#### [Exercise brief]
Quote the data exactly, first line to the line containing "const CHI_MAX = 4;", with no pictures.

#### [Supplied data]
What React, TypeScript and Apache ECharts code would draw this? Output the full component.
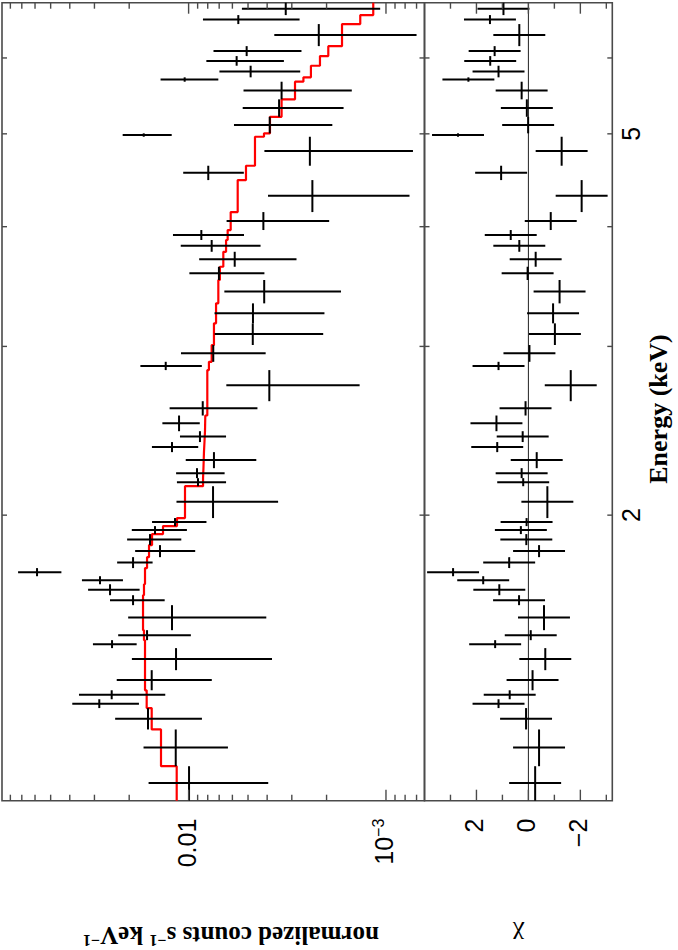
import React, { useEffect, useRef } from "react";
import * as echarts from "echarts";

// ---- axis ranges ----
const ENERGY_MIN = 1.007;
const ENERGY_MAX = 6.852;
const COUNTS_MIN = 6.38e-4;
const COUNTS_MAX = 0.0882;
const CHI_MIN = -3.23;
const CHI_MAX = 4;

// ---- spectral bins (keV), low to high energy ----
const BIN_EDGES = [
  1.007, 1.094, 1.195, 1.258, 1.285, 1.313, 1.378, 1.453, 1.481, 1.517, 1.611,
  1.65, 1.694, 1.727, 1.761, 1.808, 1.861, 1.911, 1.948, 1.986, 2.144, 2.186,
  2.239, 2.327, 2.384, 2.447, 2.541, 2.63, 2.834, 2.891, 3.01, 3.171, 3.327,
  3.519, 3.633, 3.766, 3.874, 3.968, 4.143, 4.474, 4.631, 4.965, 5.006, 5.209,
  5.432, 5.667, 5.727, 5.889, 6.027, 6.173, 6.509, 6.651, 6.852,
];
const COUNTS = [
  0.00995, 0.01162, 0.01606, 0.02835, 0.02453, 0.01538, 0.01158, 0.02443,
  0.01624, 0.01214, 0.01912, 0.02501, 0.02811, 0.05861, 0.01912, 0.01396,
  0.01569, 0.0148, 0.01172, 0.00752, 0.00896, 0.00907, 0.00744, 0.01214,
  0.00876, 0.01118, 0.00848, 0.0039, 0.01306, 0.0075, 0.00473, 0.00472,
  0.00414, 0.00702, 0.00584, 0.00764, 0.00862, 0.00418, 0.00236, 0.00795,
  0.00243, 0.01688, 0.00388, 0.00348, 0.00338, 0.01047, 0.00485, 0.00571,
  0.00508, 0.00219, 0.0056, 0.00322,
];
const COUNTS_ERR = [
  0.006, 0.0053, 0.0075, 0.0105, 0.0114, 0.00775, 0.0078, 0.0061, 0.0065,
  0.0081, 0.0059, 0.0073, 0.0066, 0.0145, 0.0039, 0.0047, 0.0048, 0.0046,
  0.0036, 0.004, 0.0025, 0.0025, 0.0029, 0.0032, 0.0023, 0.0024, 0.004,
  0.00254, 0.00449, 0.00343, 0.00265, 0.00267, 0.00245, 0.00289, 0.003,
  0.00332, 0.00338, 0.00224, 0.0016, 0.0027, 0.0017, 0.0047, 0.00201, 0.00184,
  0.00189, 0.0034, 0.00213, 0.00242, 0.0024, 0.00149, 0.00286, 0.00215,
];
const MODEL = [
  0.01149, 0.0138, 0.01538, 0.01631, 0.01631, 0.01663, 0.01663, 0.01663,
  0.01683, 0.01702, 0.01702, 0.01683, 0.01663, 0.01663, 0.01624, 0.01587,
  0.01532, 0.01348, 0.01145, 0.01043, 0.00845, 0.00841, 0.00836, 0.00831,
  0.00826, 0.00823, 0.00804, 0.00804, 0.00789, 0.00764, 0.00744, 0.00726,
  0.00707, 0.00694, 0.00667, 0.00646, 0.00634, 0.00612, 0.00564, 0.00512,
  0.00461, 0.00415, 0.00387, 0.00338, 0.00289, 0.00262, 0.0024, 0.00216,
  0.00196, 0.00167, 0.00135, 0.00116,
];
const CHI = [
  -0.26, -0.41, 0.09, 1.15, 0.72, -0.16, -0.65, 1.28, -0.09, -0.6, 0.36, 1.12,
  1.74, 2.9, 0.74, -0.41, 0.08, 0.29, 0.07, -0.73, 0.2, 0.26, -0.32, 1.2, 0.22,
  1.23, 0.11, -1.63, 1.15, -0.04, -1.02, -0.95, -1.2, 0.03, -0.28, 0.35, 0.68,
  -0.86, -2.05, 1.05, -1.28, 2.71, 0.01, 0.06, 0.26, 2.31, 1.15, 1.47, 1.3,
  0.35, 1.48, 0.96,
];

// ---- ticks & labels ----
const ENERGY_TICKS = [2, 3, 4, 5, 6];
const ENERGY_LABELS = [2, 5];
const COUNT_MAJOR_TICKS = [0.001, 0.01];
const COUNT_MINOR_TICKS = [
  0.0007, 0.0008, 0.0009, 0.002, 0.003, 0.004, 0.005, 0.006, 0.007, 0.008,
  0.009, 0.02, 0.03, 0.04, 0.05, 0.06, 0.07, 0.08,
];
const COUNT_LABEL_VALUES = [0.01, 0.001];
const COUNT_LABEL_TEXTS = ["{m|0.01}", "{m|10}{s|−3}"];
const CHI_MAJOR_TICKS = [-2, 0, 2];
const CHI_MINOR_TICKS = [-3, -1, 1, 3];
const CHI_LABEL_VALUES = [2, 0, -2];
const CHI_LABEL_TEXTS = ["2", "0", "−2"];

const SANS = "'Liberation Sans', Arial, Helvetica, sans-serif";
const SERIF = "'Liberation Serif', 'Times New Roman', Times, serif";
const FRAME = "#4a4a4a";
const TICK_STYLE = { stroke: FRAME, lineWidth: 1.4 };
const CROSS_STYLE = { stroke: "#000", lineWidth: 2 };

const LABEL_RICH = {
  m: { fontSize: 25, lineHeight: 26, fontFamily: SANS, fill: "#000" },
  s: {
    fontSize: 16,
    lineHeight: 16,
    fontFamily: SANS,
    fill: "#000",
    verticalAlign: "top",
  },
};

function energyTickSeries(grid: number, refY: number) {
  return {
    type: "custom",
    xAxisIndex: grid,
    yAxisIndex: grid,
    silent: true,
    z: 6,
    data: ENERGY_TICKS.map((e) => [e, refY]),
    encode: { x: 0, y: 1 },
    renderItem: (params: any, api: any) => {
      const cs = params.coordSys;
      const x = api.coord([api.value(0), api.value(1)])[0];
      const len = 5;
      return {
        type: "group",
        children: [
          { type: "line", shape: { x1: x, y1: cs.y, x2: x, y2: cs.y + len }, style: TICK_STYLE },
          {
            type: "line",
            shape: { x1: x, y1: cs.y + cs.height - len, x2: x, y2: cs.y + cs.height },
            style: TICK_STYLE,
          },
        ],
      };
    },
  };
}

function valueTickSeries(grid: number, major: number[], minor: number[]) {
  return {
    type: "custom",
    xAxisIndex: grid,
    yAxisIndex: grid,
    silent: true,
    z: 6,
    data: [...major.map((v) => [2, v, 1]), ...minor.map((v) => [2, v, 0])],
    encode: { x: 0, y: 1 },
    renderItem: (params: any, api: any) => {
      const cs = params.coordSys;
      const y = api.coord([api.value(0), api.value(1)])[1];
      const len = api.value(2) ? 11 : 6;
      return {
        type: "group",
        children: [
          { type: "line", shape: { x1: cs.x, y1: y, x2: cs.x + len, y2: y }, style: TICK_STYLE },
          {
            type: "line",
            shape: { x1: cs.x + cs.width - len, y1: y, x2: cs.x + cs.width, y2: y },
            style: TICK_STYLE,
          },
        ],
      };
    },
  };
}

function valueLabelSeries(grid: number, values: number[], texts: string[]) {
  return {
    type: "custom",
    xAxisIndex: grid,
    yAxisIndex: grid,
    silent: true,
    clip: false,
    z: 6,
    data: values.map((v, i) => [2, v, i]),
    encode: { x: 0, y: 1 },
    renderItem: (params: any, api: any) => {
      const cs = params.coordSys;
      const y = api.coord([api.value(0), api.value(1)])[1];
      const t = texts[api.value(2)];
      return {
        type: "text",
        x: cs.x - 18,
        y: y - 2,
        style: {
          text: t.indexOf("{") >= 0 ? t : `{m|${t}}`,
          rich: LABEL_RICH,
          align: "right",
          verticalAlign: "middle",
        },
      };
    },
  };
}

const option: any = {
  animation: false,
  backgroundColor: "#fff",
  grid: [
    {
      left: 149.3,
      top: 2,
      width: 798,
      height: 422.5,
      show: true,
      borderColor: FRAME,
      borderWidth: 1.6,
      backgroundColor: "transparent",
    },
    {
      left: 149.3,
      top: 424.5,
      width: 798,
      height: 187.8,
      show: true,
      borderColor: FRAME,
      borderWidth: 1.6,
      backgroundColor: "transparent",
    },
  ],
  xAxis: [
    { type: "log", gridIndex: 0, min: ENERGY_MIN, max: ENERGY_MAX, show: false },
    { type: "log", gridIndex: 1, min: ENERGY_MIN, max: ENERGY_MAX, show: false },
  ],
  yAxis: [
    { type: "log", gridIndex: 0, min: COUNTS_MIN, max: COUNTS_MAX, show: false },
    { type: "value", gridIndex: 1, min: CHI_MIN, max: CHI_MAX, show: false },
  ],
  graphic: [
    {
      type: "text",
      x: 15,
      y: 231,
      rotation: Math.PI / 2,
      style: {
        text: "{t|normalized counts s}{s|−1}{t| keV}{s|−1}",
        align: "center",
        verticalAlign: "middle",
        rich: {
          t: { fontSize: 25, lineHeight: 26, fontWeight: "bold", fontFamily: SERIF, fill: "#000" },
          s: {
            fontSize: 16,
            lineHeight: 16,
            fontWeight: "bold",
            fontFamily: SERIF,
            fill: "#000",
            verticalAlign: "top",
          },
        },
      },
    },
    {
      type: "text",
      x: 15,
      y: 518.4,
      rotation: Math.PI / 2,
      style: {
        text: "χ",
        align: "center",
        verticalAlign: "middle",
        fontSize: 26,
        fontFamily: SERIF,
        fill: "#000",
      },
    },
    {
      type: "text",
      x: 541,
      y: 658,
      style: {
        text: "Energy (keV)",
        align: "center",
        verticalAlign: "middle",
        fontSize: 26,
        fontWeight: "bold",
        fontFamily: SERIF,
        fill: "#000",
      },
    },
  ],
  series: [
    {
      type: "line",
      name: "zero",
      xAxisIndex: 1,
      yAxisIndex: 1,
      data: [
        [ENERGY_MIN, 0],
        [ENERGY_MAX, 0],
      ],
      symbol: "none",
      silent: true,
      z: 2,
      lineStyle: { color: "#222", width: 1 },
    },
    {
      type: "line",
      name: "model",
      xAxisIndex: 0,
      yAxisIndex: 0,
      data: MODEL.flatMap((m, i) => [
        [BIN_EDGES[i], m],
        [BIN_EDGES[i + 1], m],
      ]),
      symbol: "none",
      silent: true,
      z: 3,
      lineStyle: { color: "#ff0000", width: 2.2 },
    },
    {
      type: "custom",
      name: "data",
      xAxisIndex: 0,
      yAxisIndex: 0,
      silent: true,
      z: 4,
      data: COUNTS.map((c, i) => [BIN_EDGES[i], BIN_EDGES[i + 1], c, COUNTS_ERR[i]]),
      encode: { x: [0, 1], y: [2] },
      renderItem: (params: any, api: any) => {
        const lo = api.value(0);
        const hi = api.value(1);
        const c = api.value(2);
        const e = api.value(3);
        const mid = (lo + hi) / 2;
        const a = api.coord([lo, c]);
        const b = api.coord([hi, c]);
        const u = api.coord([mid, c + e]);
        const d = api.coord([mid, c - e]);
        return {
          type: "group",
          children: [
            { type: "line", shape: { x1: a[0], y1: a[1], x2: b[0], y2: b[1] }, style: CROSS_STYLE },
            { type: "line", shape: { x1: u[0], y1: u[1], x2: d[0], y2: d[1] }, style: CROSS_STYLE },
          ],
        };
      },
    },
    {
      type: "custom",
      name: "residuals",
      xAxisIndex: 1,
      yAxisIndex: 1,
      silent: true,
      z: 4,
      data: CHI.map((r, i) => [BIN_EDGES[i], BIN_EDGES[i + 1], r]),
      encode: { x: [0, 1], y: [2] },
      renderItem: (params: any, api: any) => {
        const lo = api.value(0);
        const hi = api.value(1);
        const r = api.value(2);
        const mid = (lo + hi) / 2;
        const a = api.coord([lo, r]);
        const b = api.coord([hi, r]);
        const u = api.coord([mid, r + 1]);
        const d = api.coord([mid, r - 1]);
        return {
          type: "group",
          children: [
            { type: "line", shape: { x1: a[0], y1: a[1], x2: b[0], y2: b[1] }, style: CROSS_STYLE },
            { type: "line", shape: { x1: u[0], y1: u[1], x2: d[0], y2: d[1] }, style: CROSS_STYLE },
          ],
        };
      },
    },
    energyTickSeries(0, 0.01),
    energyTickSeries(1, 0),
    valueTickSeries(0, COUNT_MAJOR_TICKS, COUNT_MINOR_TICKS),
    valueTickSeries(1, CHI_MAJOR_TICKS, CHI_MINOR_TICKS),
    valueLabelSeries(0, COUNT_LABEL_VALUES, COUNT_LABEL_TEXTS),
    valueLabelSeries(1, CHI_LABEL_VALUES, CHI_LABEL_TEXTS),
    {
      type: "custom",
      name: "energyLabels",
      xAxisIndex: 1,
      yAxisIndex: 1,
      silent: true,
      clip: false,
      z: 6,
      data: ENERGY_LABELS.map((e) => [e, 0]),
      encode: { x: 0, y: 1 },
      renderItem: (params: any, api: any) => {
        const cs = params.coordSys;
        const x = api.coord([api.value(0), api.value(1)])[0];
        return {
          type: "text",
          x,
          y: cs.y + cs.height + 19,
          style: {
            text: String(api.value(0)),
            fontSize: 25,
            fontFamily: SANS,
            fill: "#000",
            align: "center",
            verticalAlign: "middle",
          },
        };
      },
    },
  ],
};

export default function App() {
  const ref = useRef<HTMLDivElement>(null);
  useEffect(() => {
    if (!ref.current) return;
    const chart = echarts.init(ref.current, undefined, { renderer: "svg" });
    chart.setOption(option);
    return () => chart.dispose();
  }, []);
  return (
    <div
      style={{
        position: "fixed",
        left: 0,
        top: 0,
        width: 678,
        height: 950,
        overflow: "hidden",
        background: "#fff",
      }}
    >
      <div
        ref={ref}
        style={{
          position: "absolute",
          left: 0,
          top: 0,
          width: 950,
          height: 678,
          transformOrigin: "0 0",
          transform: "translateY(950px) rotate(-90deg)",
        }}
      />
    </div>
  );
}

#### [Correct response]
What React, TypeScript and Apache ECharts code would draw this? Output the full component.
import React, { useEffect, useRef } from "react";
import * as echarts from "echarts";

// ---- axis ranges ----
const ENERGY_MIN = 1.007;
const ENERGY_MAX = 6.852;
const COUNTS_MIN = 6.38e-4;
const COUNTS_MAX = 0.0882;
const CHI_MIN = -3.23;
const CHI_MAX = 4;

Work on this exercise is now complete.